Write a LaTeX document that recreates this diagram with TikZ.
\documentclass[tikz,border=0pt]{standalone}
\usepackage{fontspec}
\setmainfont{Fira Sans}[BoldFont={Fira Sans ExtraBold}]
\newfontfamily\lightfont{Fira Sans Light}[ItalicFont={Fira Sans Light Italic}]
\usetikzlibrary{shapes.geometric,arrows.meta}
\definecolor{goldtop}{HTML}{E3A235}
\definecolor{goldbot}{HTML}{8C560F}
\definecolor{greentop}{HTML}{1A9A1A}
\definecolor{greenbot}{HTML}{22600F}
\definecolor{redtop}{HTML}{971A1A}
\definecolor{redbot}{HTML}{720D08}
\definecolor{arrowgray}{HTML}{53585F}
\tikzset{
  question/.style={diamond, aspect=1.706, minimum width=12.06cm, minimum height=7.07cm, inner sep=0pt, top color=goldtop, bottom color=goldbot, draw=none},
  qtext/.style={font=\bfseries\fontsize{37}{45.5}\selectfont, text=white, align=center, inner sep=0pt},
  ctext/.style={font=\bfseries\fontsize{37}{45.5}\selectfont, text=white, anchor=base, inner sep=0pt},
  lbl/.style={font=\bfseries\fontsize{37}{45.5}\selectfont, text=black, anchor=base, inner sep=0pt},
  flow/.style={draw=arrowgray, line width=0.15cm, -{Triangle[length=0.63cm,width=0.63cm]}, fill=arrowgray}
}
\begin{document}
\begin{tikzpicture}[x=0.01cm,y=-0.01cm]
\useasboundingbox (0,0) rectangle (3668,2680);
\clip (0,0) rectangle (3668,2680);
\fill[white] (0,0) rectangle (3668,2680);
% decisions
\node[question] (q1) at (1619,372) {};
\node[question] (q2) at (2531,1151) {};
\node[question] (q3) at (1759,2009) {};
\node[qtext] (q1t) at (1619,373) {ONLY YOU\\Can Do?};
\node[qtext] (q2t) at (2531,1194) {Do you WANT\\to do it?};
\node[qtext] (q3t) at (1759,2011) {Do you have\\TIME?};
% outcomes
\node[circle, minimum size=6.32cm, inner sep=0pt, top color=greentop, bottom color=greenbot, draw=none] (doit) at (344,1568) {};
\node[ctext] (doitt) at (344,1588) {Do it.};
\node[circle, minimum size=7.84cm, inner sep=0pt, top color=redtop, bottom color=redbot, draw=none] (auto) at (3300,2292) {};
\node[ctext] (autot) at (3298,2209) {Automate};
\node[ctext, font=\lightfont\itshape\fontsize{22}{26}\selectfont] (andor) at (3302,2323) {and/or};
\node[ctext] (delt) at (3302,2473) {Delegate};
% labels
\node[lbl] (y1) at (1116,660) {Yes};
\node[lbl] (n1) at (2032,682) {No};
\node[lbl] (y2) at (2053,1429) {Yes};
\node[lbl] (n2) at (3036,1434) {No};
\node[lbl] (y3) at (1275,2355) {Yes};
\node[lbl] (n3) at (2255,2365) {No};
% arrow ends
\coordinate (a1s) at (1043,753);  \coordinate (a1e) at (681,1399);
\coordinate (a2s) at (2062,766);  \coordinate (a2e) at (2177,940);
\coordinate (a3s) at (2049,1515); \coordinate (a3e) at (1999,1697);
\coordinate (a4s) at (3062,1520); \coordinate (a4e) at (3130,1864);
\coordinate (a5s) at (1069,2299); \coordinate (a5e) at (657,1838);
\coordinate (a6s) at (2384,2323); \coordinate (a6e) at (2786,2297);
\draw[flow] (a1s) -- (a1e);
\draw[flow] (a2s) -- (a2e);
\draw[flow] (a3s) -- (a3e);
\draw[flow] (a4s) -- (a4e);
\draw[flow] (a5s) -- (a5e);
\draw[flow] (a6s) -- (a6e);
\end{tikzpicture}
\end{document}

____

Do this :: Reproduce each line verbatim.

Solved problem ::
Write a LaTeX document that recreates this diagram with TikZ.
\documentclass[tikz,border=0pt]{standalone}
\usepackage{fontspec}
\setmainfont{Fira Sans}[BoldFont={Fira Sans ExtraBold}]
\newfontfamily\lightfont{Fira Sans Light}[ItalicFont={Fira Sans Light Italic}]
\usetikzlibrary{shapes.geometric,arrows.meta}
\definecolor{goldtop}{HTML}{E3A235}
\definecolor{goldbot}{HTML}{8C560F}
\definecolor{greentop}{HTML}{1A9A1A}
\definecolor{greenbot}{HTML}{22600F}
\definecolor{redtop}{HTML}{971A1A}
\definecolor{redbot}{HTML}{720D08}
\definecolor{arrowgray}{HTML}{53585F}
\tikzset{
  question/.style={diamond, aspect=1.706, minimum width=12.06cm, minimum height=7.07cm, inner sep=0pt, top color=goldtop, bottom color=goldbot, draw=none},
  qtext/.style={font=\bfseries\fontsize{37}{45.5}\selectfont, text=white, align=center, inner sep=0pt},
  ctext/.style={font=\bfseries\fontsize{37}{45.5}\selectfont, text=white, anchor=base, inner sep=0pt},
  lbl/.style={font=\bfseries\fontsize{37}{45.5}\selectfont, text=black, anchor=base, inner sep=0pt},
  flow/.style={draw=arrowgray, line width=0.15cm, -{Triangle[length=0.63cm,width=0.63cm]}, fill=arrowgray}
}
\begin{document}
\begin{tikzpicture}[x=0.01cm,y=-0.01cm]
\useasboundingbox (0,0) rectangle (3668,2680);
\clip (0,0) rectangle (3668,2680);
\fill[white] (0,0) rectangle (3668,2680);
% decisions
\node[question] (q1) at (1619,372) {};
\node[question] (q2) at (2531,1151) {};
\node[question] (q3) at (1759,2009) {};
\node[qtext] (q1t) at (1619,373) {ONLY YOU\\Can Do?};
\node[qtext] (q2t) at (2531,1194) {Do you WANT\\to do it?};
\node[qtext] (q3t) at (1759,2011) {Do you have\\TIME?};
% outcomes
\node[circle, minimum size=6.32cm, inner sep=0pt, top color=greentop, bottom color=greenbot, draw=none] (doit) at (344,1568) {};
\node[ctext] (doitt) at (344,1588) {Do it.};
\node[circle, minimum size=7.84cm, inner sep=0pt, top color=redtop, bottom color=redbot, draw=none] (auto) at (3300,2292) {};
\node[ctext] (autot) at (3298,2209) {Automate};
\node[ctext, font=\lightfont\itshape\fontsize{22}{26}\selectfont] (andor) at (3302,2323) {and/or};
\node[ctext] (delt) at (3302,2473) {Delegate};
% labels
\node[lbl] (y1) at (1116,660) {Yes};
\node[lbl] (n1) at (2032,682) {No};
\node[lbl] (y2) at (2053,1429) {Yes};
\node[lbl] (n2) at (3036,1434) {No};
\node[lbl] (y3) at (1275,2355) {Yes};
\node[lbl] (n3) at (2255,2365) {No};
% arrow ends
\coordinate (a1s) at (1043,753);  \coordinate (a1e) at (681,1399);
\coordinate (a2s) at (2062,766);  \coordinate (a2e) at (2177,940);
\coordinate (a3s) at (2049,1515); \coordinate (a3e) at (1999,1697);
\coordinate (a4s) at (3062,1520); \coordinate (a4e) at (3130,1864);
\coordinate (a5s) at (1069,2299); \coordinate (a5e) at (657,1838);
\coordinate (a6s) at (2384,2323); \coordinate (a6e) at (2786,2297);
\draw[flow] (a1s) -- (a1e);
\draw[flow] (a2s) -- (a2e);
\draw[flow] (a3s) -- (a3e);
\draw[flow] (a4s) -- (a4e);
\draw[flow] (a5s) -- (a5e);
\draw[flow] (a6s) -- (a6e);
\end{tikzpicture}
\end{document}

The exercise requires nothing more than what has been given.